Рассматривая диспозиционное (установочное) поведение как определенное социальное поведение, психологи предлагают выделять четыре уровня установок:
– первый уровень составляют элементарные фиксированные диспозиции, посредством которых регулируются непосредственные реакции субъекта на ситуацию;
– установки второго уровня формируются на основе потребности человека в общении. Этот уровень регулирует поступки личности в типичных для него ситуациях.
– Третий уровень имеет дело с такими диспозициями, в которых фиксируется общая направленность интересов личности в конкретной сфере общественной жизни. На этом уровне регулируются уже некоторые системы поступков и социальное поведение.
– И, наконец, высший (четвертый) уровень образует система ценностных ориентаций личности. Этот уровень регулирует целостность социального поведения и деятельности личности[140].
Применительно к личности потерпевшего и его провоцирующему поведению особого внимания заслуживает высший уровень установок – ценностная ориентация личности.
В уголовно-правовой литературе именно преступник традиционно рассматривается как лицо, имеющее ярко выраженную антисоциальную направленность (или установку). В частности, А. Н. Костенко утверждает, что «преступник отличается от нравственно здорового человека модусом личности: преступник имеет индивидуалистический модус личности, а нравственно здоровый человек – коллективистский… Все преступники, без какого-либо исключения, потому и преступники, что они имеют индивидуалистическую установку. Иначе и быть не может. Ведь само криминальное поведение – это проявление индивидуализма»[141].

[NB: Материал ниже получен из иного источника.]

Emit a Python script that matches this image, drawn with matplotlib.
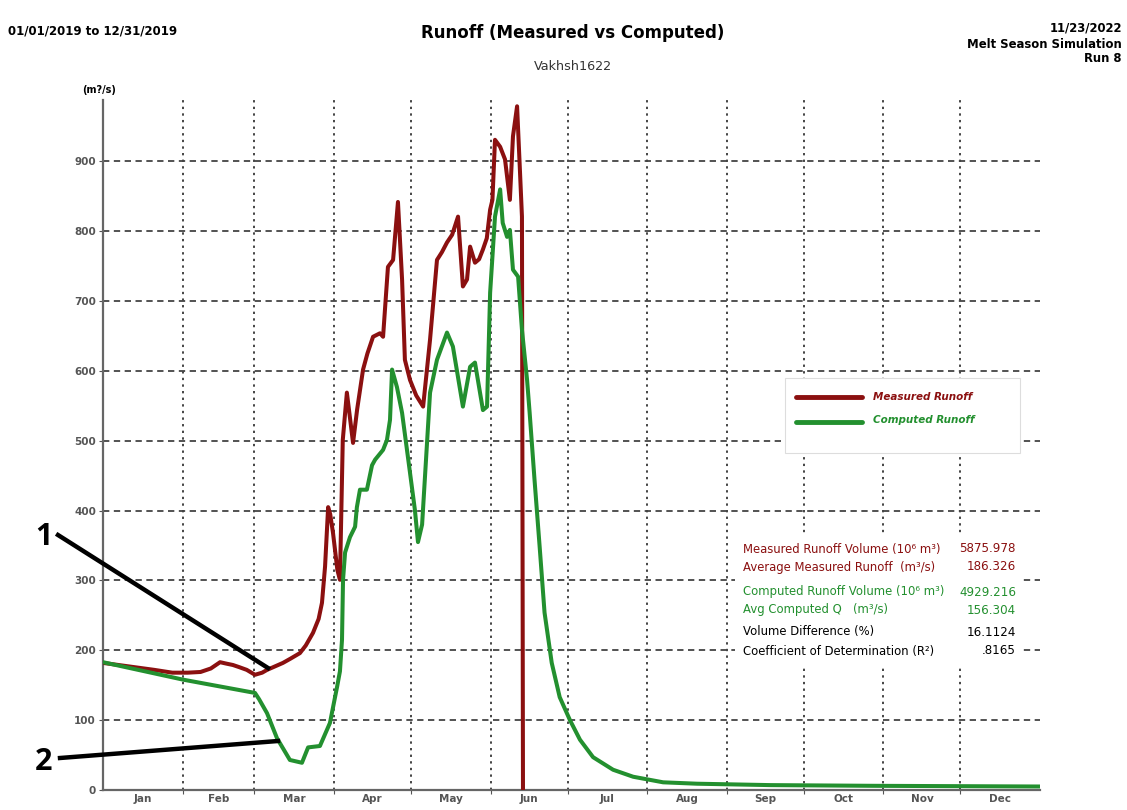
import matplotlib
matplotlib.use("Agg")
import matplotlib.pyplot as plt
from matplotlib.lines import Line2D
from matplotlib.patches import Rectangle

# ---------------- data ----------------
meas_days = [0, 10, 20, 27, 33, 38, 42, 45.6, 48, 50.6, 53, 56, 59.2, 62, 63.9, 67, 70.1, 73, 76.7, 79,
             81.8, 84, 85.3, 86.5, 87.7, 88.5, 89.6, 90.5, 91.3, 92.3, 93.4, 95, 97.4, 99, 101.3, 103,
             105.2, 107.9, 109.1, 111, 113, 114.9, 116.5, 117.6, 119.6, 122, 124.7, 127.4, 130.1, 132,
             134, 136, 138.3, 140.2, 141.8, 143, 144.9, 146.5, 148, 149.5, 150.8, 151.7, 152.7, 154.7,
             156.6, 158.5, 159.7, 161.3, 162.4, 163.2, 163.4, 163.6]
measured = [182, 177, 172, 168, 168, 169, 174, 183, 181, 179, 176, 172, 165, 168, 172, 177, 182, 188, 196, 207,
            225, 245, 268, 320, 405, 395, 368, 340, 315, 301, 501, 569, 497, 545, 602, 625,
            649, 654, 649, 749, 759, 842, 731, 616, 587, 565, 549, 645, 759, 770,
            784, 795, 821, 721, 731, 778, 755, 760, 774, 790, 831, 845, 931, 921,
            903, 845, 936, 979, 888, 821, 411, 0]

comp_days = [0, 31.2, 59.2, 60.8, 63.9, 67.8, 72.8, 77.5, 79.9, 84.5, 88.4, 91.2, 92.3, 93.1, 93.5, 94.3,
             96.2, 98.2, 98.9, 100.1, 102.8, 104.8, 106, 109.1, 110.6, 111.8, 112.6, 114.5, 116.5, 119.6,
             121.5, 122.7, 124.3, 127.4, 130.1, 134, 136.3, 140.2, 143, 144.9, 148, 149.6, 150.8, 152.7,
             154.7, 155.7, 157.4, 158.5, 159.7, 161.7, 163.2, 165.2, 166.2, 168.1, 170.1, 172.0, 174.8,
             177.9, 181.9, 185.8, 190.9, 198.7, 206.5, 218.2, 231.4, 260, 300, 365]
computed = [183, 158, 139, 130, 110, 74, 43, 39, 61, 63, 96, 148, 170, 215, 301, 340,
            362, 377, 405, 430, 430, 465, 473, 487, 501, 530, 602, 577, 540, 454,
            401, 355, 380, 569, 616, 655, 635, 549, 606, 612, 544, 549, 712, 821,
            860, 812, 792, 802, 745, 735, 659, 587, 540, 444, 348, 254, 182,
            133, 100, 72, 47, 29, 19, 11, 9, 7, 6, 5]

month_starts = [0, 31, 59, 90, 120, 151, 181, 212, 243, 273, 304, 334, 365]
month_labels = ["Jan", "Feb", "Mar", "Apr", "May", "Jun", "Jul", "Aug", "Sep", "Oct", "Nov", "Dec"]
y_ticks = [0, 100, 200, 300, 400, 500, 600, 700, 800, 900]

stat_labels = ["Measured Runoff Volume (10\u2076 m\u00b3)", "Average Measured Runoff  (m\u00b3/s)",
               "Computed Runoff Volume (10\u2076 m\u00b3)", "Avg Computed Q   (m\u00b3/s)",
               "Volume Difference (%)", "Coefficient of Determination (R\u00b2)"]
stat_values = ["5875.978", "186.326", "4929.216", "156.304", "16.1124", ".8165"]

RED = "#8b1010"
GREEN = "#23902f"
stat_colors = [RED, RED, GREEN, GREEN, "black", "black"]

# ---------------- figure ----------------
W, H = 1127, 810
fig = plt.figure(figsize=(W / 100, H / 100), dpi=100)
fig.patch.set_facecolor("white")


def fx(px):
    return px / W


def fy(py):
    return 1 - py / H


ax = fig.add_axes([fx(103), fy(790), fx(1040) - fx(103), fy(100) - fy(790)])
ax.set_xlim(0, 365)
ax.set_ylim(0, 988)

ax.plot(meas_days, measured, color=RED, lw=2.9, solid_joinstyle="round", zorder=3)
ax.plot(comp_days, computed, color=GREEN, lw=2.9, solid_joinstyle="round", zorder=4)

# grid
for d in month_starts[1:-1]:
    ax.axvline(d, color="#444444", lw=1.4, ls=(0, (1.2, 2.2)), zorder=1)
for v in y_ticks[1:]:
    ax.axhline(v, color="#444444", lw=1.3, ls=(0, (3.5, 2.5)), zorder=1)

ax.set_yticks(y_ticks)
ax.set_yticklabels([str(v) for v in y_ticks], fontsize=7.5, fontweight="bold", color="#555555")
ax.set_xticks(month_starts[1:-1])
ax.set_xticklabels([])
mids = [(month_starts[i] + month_starts[i + 1]) / 2 for i in range(12)]
ax.set_xticks(mids, minor=True)
ax.set_xticklabels(month_labels, minor=True, fontsize=7.5, fontweight="bold", color="#555555")
ax.tick_params(axis="x", which="minor", length=0, pad=3)
ax.tick_params(axis="x", which="major", length=3, color="#555555")
ax.tick_params(axis="y", length=3, color="#555555", pad=2)
for s in ["top", "right"]:
    ax.spines[s].set_visible(False)
for s in ["left", "bottom"]:
    ax.spines[s].set_color("#666666")
    ax.spines[s].set_linewidth(1.6)

# legend box
ax.add_artist(Rectangle((fx(785), fy(453)), fx(1020) - fx(785), fy(378) - fy(453), transform=fig.transFigure,
                        facecolor="white", edgecolor="#dddddd", lw=0.8, zorder=5))
fig.add_artist(Line2D([fx(796), fx(862)], [fy(397), fy(397)], color=RED, lw=3.5, solid_capstyle="round", zorder=6))
fig.add_artist(Line2D([fx(796), fx(862)], [fy(422), fy(422)], color=GREEN, lw=3.5, solid_capstyle="round", zorder=6))
fig.text(fx(873), fy(397), "Measured Runoff", color=RED, fontsize=7.5, style="italic", fontweight="bold",
         va="center", ha="left", zorder=7)
fig.text(fx(873), fy(420), "Computed Runoff", color=GREEN, fontsize=7.5, style="italic", fontweight="bold",
         va="center", ha="left", zorder=7)

# statistics box
ax.add_artist(Rectangle((fx(735), fy(668)), fx(1022) - fx(735), fy(535) - fy(668), transform=fig.transFigure,
                        facecolor="white", edgecolor="none", zorder=5))
stat_y = [549, 567, 592, 610, 632, 651]
for lab, val, col, py in zip(stat_labels, stat_values, stat_colors, stat_y):
    fig.text(fx(743), fy(py), lab, color=col, fontsize=8.4, va="center", ha="left", zorder=7)
    fig.text(fx(1016), fy(py), val, color=col, fontsize=8.6, va="center", ha="right", zorder=7)

# header texts
fig.text(fx(8), fy(31), "01/01/2019 to 12/31/2019", fontsize=8.5, fontweight="bold", va="center", ha="left")
fig.text(fx(573), fy(33), "Runoff (Measured vs Computed)", fontsize=12, fontweight="bold", va="center", ha="center")
fig.text(fx(573), fy(66), "Vakhsh1622", fontsize=9.2, va="center", ha="center", color="#333333")
fig.text(fx(1122), fy(28), "11/23/2022", fontsize=8.4, fontweight="bold", va="center", ha="right")
fig.text(fx(1122), fy(44), "Melt Season Simulation", fontsize=8.4, fontweight="bold", va="center", ha="right")
fig.text(fx(1122), fy(59), "Run 8", fontsize=8.4, fontweight="bold", va="center", ha="right")
fig.text(fx(82), fy(90), "(m?/s)", fontsize=7, fontweight="bold", va="center", ha="left")

# annotations 1 and 2
fig.text(fx(44), fy(537), "1", fontsize=22, fontweight="bold", family="Open Sans", va="center", ha="center")
fig.text(fx(44), fy(762), "2", fontsize=22, fontweight="bold", family="Open Sans", va="center", ha="center")
fig.add_artist(Line2D([fx(58), fx(268)], [fy(535), fy(668)], color="black", lw=3.2, zorder=8))
fig.add_artist(Line2D([fx(60), fx(278)], [fy(758), fy(741)], color="black", lw=3.2, zorder=8))

fig.savefig("out.png", dpi=100, facecolor="white")
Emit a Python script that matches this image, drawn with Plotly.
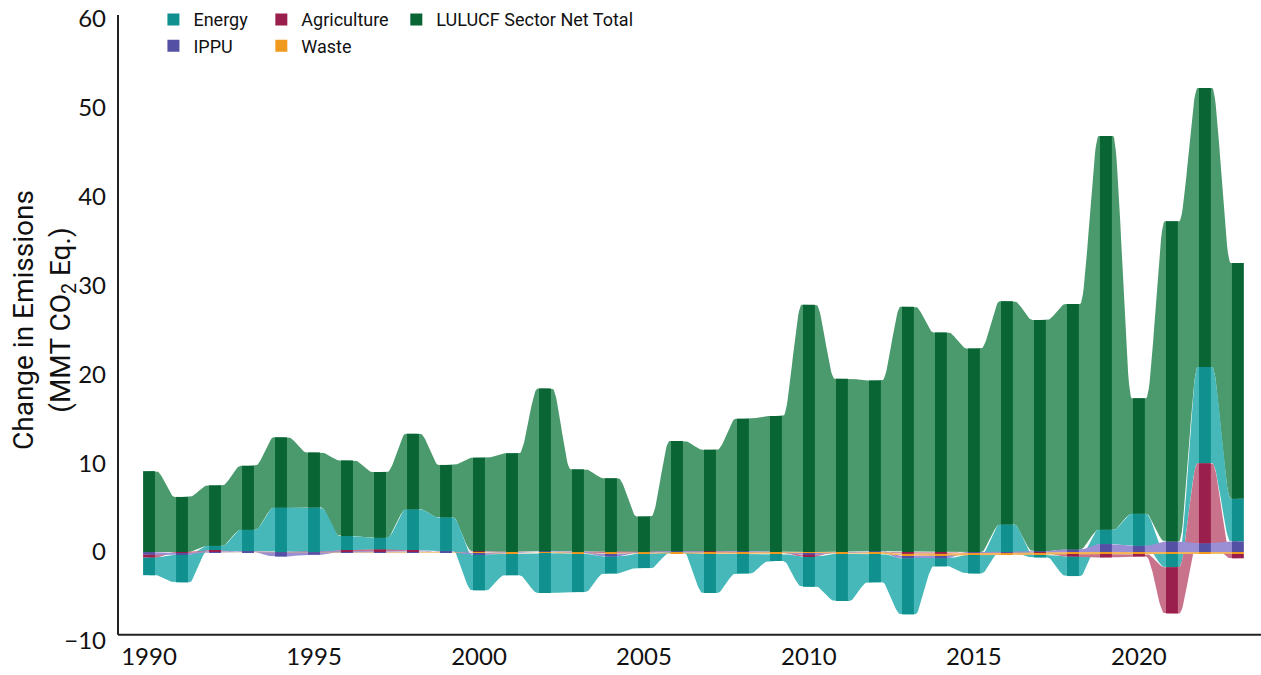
import numpy as np
import plotly.graph_objects as go

years = list(range(1990, 2024))

energy = [-2.0, -3.1, 0.5, 2.4, 5.0, 5.0, 1.6, 1.3, 4.6, 3.8,
          -4.0, -2.4, -4.5, -4.3, -1.9, -1.6, -0.1, -4.4, -2.2, -0.8,
          -3.4, -5.3, -3.2, -6.3, -0.9, -2.1, 3.1, -0.3, -2.2, 1.6,
          3.6, -1.5, 10.8, 4.8]
ippu = [-0.3, -0.2, 0.1, 0.1, -0.5, -0.3, 0.1, 0.1, 0.1, 0.1,
        -0.2, -0.1, 0.1, -0.1, -0.3, -0.1, 0.1, -0.1, 0.1, -0.1,
        -0.2, -0.1, 0.1, -0.3, -0.3, -0.1, -0.1, 0.1, 0.3, 0.9,
        0.7, 1.2, 1.0, 1.2]
agriculture = [-0.3, -0.1, 0.1, 0.0, 0.0, 0.0, 0.1, 0.2, 0.1, 0.0,
               0.1, 0.0, 0.0, 0.0, -0.1, 0.0, 0.0, 0.1, -0.1, 0.0,
               -0.2, 0.0, 0.0, -0.2, -0.2, 0.0, 0.0, -0.1, -0.3, -0.4,
               -0.3, -5.2, 9.0, -0.5]
waste = [0.0, 0.0, 0.0, 0.0, 0.0, 0.0, 0.0, 0.0, 0.0, 0.0,
         -0.1, -0.1, -0.1, -0.1, -0.1, -0.1, -0.1, -0.1, -0.1, -0.1,
         -0.1, -0.1, -0.2, -0.2, -0.2, -0.2, -0.2, -0.2, -0.2, -0.2,
         -0.2, -0.2, -0.2, -0.2]
lulucf = [9.1, 6.2, 6.8, 7.2, 7.9, 6.2, 8.5, 7.4, 8.5, 5.9,
          10.5, 11.1, 18.3, 9.3, 8.3, 4.0, 12.4, 11.4, 14.9, 15.3,
          27.8, 19.5, 19.2, 27.6, 24.7, 22.9, 25.1, 26.0, 27.6, 44.3,
          13.0, 36.0, 31.4, 26.5]

x_ticks = [1990, 1995, 2000, 2005, 2010, 2015, 2020]
y_ticks = [-10, 0, 10, 20, 30, 40, 50, 60]

LUL = "LULUCF Sector Net Total"
series = {"Energy": energy, "IPPU": ippu, "Agriculture": agriculture,
          "Waste": waste, LUL: lulucf}
dark = {"Energy": "#10908e", "IPPU": "#5450a4", "Agriculture": "#9a1f4c",
        "Waste": "#f0991f", LUL: "#0a6535"}
light = {"Energy": "#47b8b9", "IPPU": "#9a8fd4", "Agriculture": "#c8728c",
         "Waste": "#f5b55a", LUL: "#4b9a6d"}

names = list(series)
n = len(years)
lo = {k: np.zeros(n) for k in names}
hi = {k: np.zeros(n) for k in names}
for i in range(n):
    pos = [k for k in names if k != LUL and series[k][i] > 0]
    pos.sort(key=lambda k: series[k][i])
    pos.append(LUL)
    neg = [k for k in names if k != LUL and series[k][i] <= 0]
    neg.sort(key=lambda k: -series[k][i])
    c = 0.0
    for k in pos:
        lo[k][i] = c
        c += series[k][i]
        hi[k][i] = c
    c = 0.0
    for k in neg:
        hi[k][i] = c
        c += series[k][i]
        lo[k][i] = c


def smooth(vals):
    xs, ys = [], []
    t = np.linspace(0, 1, 22)
    s = t * t * (3 - 2 * t)
    for i in range(n - 1):
        x0, x1 = years[i], years[i + 1]
        a, b = x0 + 0.22, x1 - 0.22
        xs += [x0] + list(a + (b - a) * t)
        ys += [vals[i]] + list(vals[i] + (vals[i + 1] - vals[i]) * s)
    xs.append(years[-1])
    ys.append(vals[-1])
    return xs, ys


fig = go.Figure()

area_order = [LUL, "Energy", "Agriculture", "IPPU", "Waste"]
for k in area_order:
    xs, yh = smooth(hi[k])
    _, yl = smooth(lo[k])
    fig.add_trace(go.Scatter(
        x=xs + xs[::-1], y=yh + yl[::-1], fill="toself", mode="lines",
        line=dict(width=0), fillcolor=light[k], showlegend=False,
        hoverinfo="skip", xaxis="x", yaxis="y"))

legend_map = {"Energy": "legend", "IPPU": "legend",
              "Agriculture": "legend2", "Waste": "legend2", LUL: "legend3"}
for k in ["Energy", "IPPU", "Agriculture", "Waste", LUL]:
    fig.add_trace(go.Bar(
        x=years, y=list(hi[k] - lo[k]), base=list(lo[k]), width=0.36,
        name=k, marker=dict(color=dark[k], line=dict(width=0)),
        xaxis="x2", yaxis="y2", legend=legend_map[k]))

xr = [1989.06, 2023.70]
yr = [-10, 61.52]
tick_font = dict(family="Lato", size=24, color="#111")
leg_font = dict(family="Roboto", size=18, color="#111")
leg_common = dict(orientation="v", y=1.006, xanchor="left", yanchor="top",
                  font=leg_font, bgcolor="rgba(0,0,0,0)")
fig.update_layout(
    width=1261, height=675,
    margin=dict(l=118, r=0, t=5, b=34),
    paper_bgcolor="white", plot_bgcolor="white",
    barmode="overlay",
    xaxis=dict(range=xr, tickvals=x_ticks, showgrid=False, zeroline=False,
               showline=False, ticks="", tickfont=tick_font,
               ticklabelstandoff=-1),
    yaxis=dict(range=yr, tickvals=y_ticks, showgrid=False, zeroline=False,
               showline=False, ticks="", tickfont=tick_font,
               ticklabelstandoff=11),
    xaxis2=dict(range=xr, overlaying="x", visible=False),
    yaxis2=dict(range=yr, overlaying="y", visible=False),
    legend=dict(x=0.031, **leg_common),
    legend2=dict(x=0.1254, **leg_common),
    legend3=dict(x=0.2435, **leg_common),
    shapes=[
        dict(type="line", xref="paper", yref="y", x0=0, x1=0, y0=-9.3, y1=60.4,
             line=dict(color="#222", width=2)),
        dict(type="line", xref="paper", yref="y", x0=0, x1=1, y0=-9.3, y1=-9.3,
             line=dict(color="#222", width=2)),
    ],
    annotations=[
        dict(text="Change in Emissions<br>(MMT CO<sub>2</sub> Eq.)",
             textangle=-90, xref="paper", yref="paper", x=-0.0646, y=0.505,
             xanchor="center", yanchor="middle", showarrow=False,
             font=dict(family="Roboto", size=28, color="#111")),
    ],
)

fig.write_html("out.html", config={"displayModeBar": False},
               post_script="document.body.style.margin='0px';")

С этой позицией трудно согласиться по нескольким причинам. Во-первых, не следует придавать негативную окраску стремлению человека к выражению своей индивидуальности и критиковать его обращение к собственным нуждам. В этом нет ничего, заслуживающего осуждения. Любой человек соотносит свои поступки прежде всего с собственными потребностями и интересами, а уж затем – с интересами отдельных социальных групп или общества в целом.